Trevor Paglen

Kaspersky, victime de l’efficacité de ses outils ?

L’éditeur russe s’est à nouveau trouvé au centre de nombreuses attentions à la suite de révélations sur une fuite de données sensibles à la NSA. Le point de départ d’un faux procès ?

Selon le Wall Street Journal, l’agence américaine du renseignement, la NSA, a été victime d’une fuite de données en 2015. Nos confrères affirment ainsi que des pirates russes sont parvenus à mettre la main de données « hautement confidentielles », jusqu’à des échantillons de maliciels. Selon le New York Times, un employé de la NSA aurait tout simplement ramené les données à domicile pour les copier sur son ordinateur domestique, équipé de l’antivirus de Kaspersky. Des pirates russes auraient ciblé cette personne et réussi à prendre connaissance de l’existence des dites données grâce à l’utilisation de cet antivirus. Il n’en fallait pas plus pour relancer, outre-Atlantique, la machine anti-Kaspersky. Mais ce n’est pas aussi simple.

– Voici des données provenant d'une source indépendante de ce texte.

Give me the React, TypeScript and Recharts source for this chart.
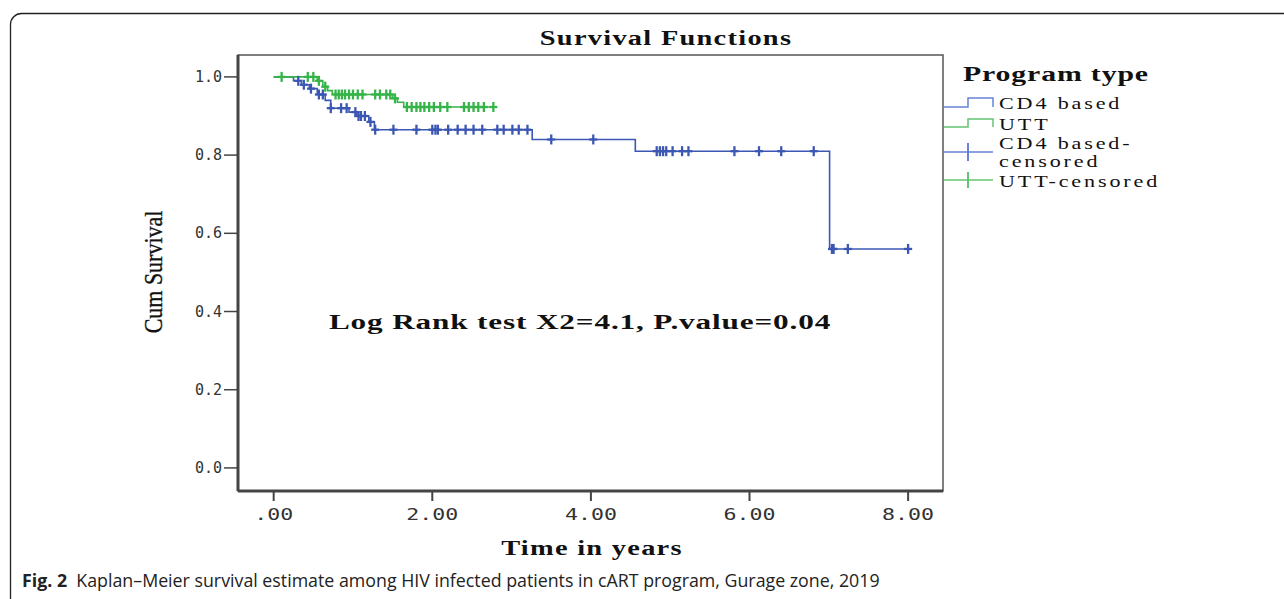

Certes, il n’y a rien d’impossible à ce que l’antivirus de Kaspersky ait effectivement pu reconnaître des échantillons de maliciels sortis de la NSA. Ce serait même souhaitable : en février 2015, Kaspersky mettait en lumière les activités du groupe Equation, actif alors depuis près de vingt ans et qui serait à l’origine d’infections d’ordinateurs dans une trentaine de pays. Un peu plus tard, l’éditeur relevait des composants de la plateforme logicielle du groupe dont le nom renvoyait à la NSA. Si les liens entre Equation et l’agence américaine sont bien réels, alors il apparaît légitime d’espérer que l’antivirus de Kaspersky – sans compter ses concurrents – soit capable d’en détecter au moins certains outils. Certains ne manquent d’ailleurs pas d’ironiser : « pour une fois qu’un antivirus fonctionne, il y en a encore pour se plaindre ! »

Surtout, nos confrères laissent là grande ouverte la porte à toutes les spéculations, ne fournissant que peu de détails sur l’épisode, et encore moins d’éléments susceptibles d’être étudiés de manière indépendante.

En fait, pour peu que l’on veuille bien l’entendre, la communauté de la sécurité informatique apparaît rangée derrière l’idée que Kaspersky n’a pas aidé les services de renseignement russe.

Et les raisons de penser ainsi ne manquent pas. Tout d’abord, les outils de Kaspersky, pour soignés qu’ils puissent être, ne sont pas exempts de défauts. Et justement, Tavis Ormandy, du projet Zéro de Google, avait levé le voile en septembre 2015 sur une vulnérabilité affectant l’antivirus permettant de forcer l’exécution à distance de code malveillant. En novembre 2016, c’est une autre vulnérabilité qui a été révélée, permettant cette fois-ci des interceptions dans les flux sortants chiffrés de l’antivirus, ceux utilisés pour la remonté d’échantillons. Et ce n’est pas un cas totalement isolé : cet été, Cb Response, de Carbon Black, a été mis à l’index pour ses mécanismes de remontée d’échantillons. Pour autant, les vulnérabilités des produits de l’éditeur russe ont été corrigées depuis. 

Mais Kaspersky lui-même a déjà été visé par le passé, comme il l’a révélé en juin 2015. C’était après qu’il ait découvert dans l’un de ses bureaux en région Asie-Pacifique un échantillon de ce qu’il a appelé Duqu 2.0, en raison de ses similitudes avec Duqu. Ce dernier, observé pour la première en 2011 par l’éditeur russe semble avoir été créé à partir de la même plateforme, dite tilded, que Stuxnet. De quoi renvoyer à nouveau du côté de la NSA. Duqu 2.0 aurait notamment été utilisé contre des pays impliqués dans les négociations sur le programme nucléaire iranien, expliquait un peu plus tard Symantec.

Rien ne dit non plus que des pirates n’ont pas tout simplement attaqué leur cible par hameçonnage ciblé, en utilisant des vulnérabilités totalement étrangères aux outils de Kaspersky… Des alertes remontées par ceux-ci pourraient alors leur avoir mis la puce à l’oreille, alors qu’ils étaient déjà confortablement installés.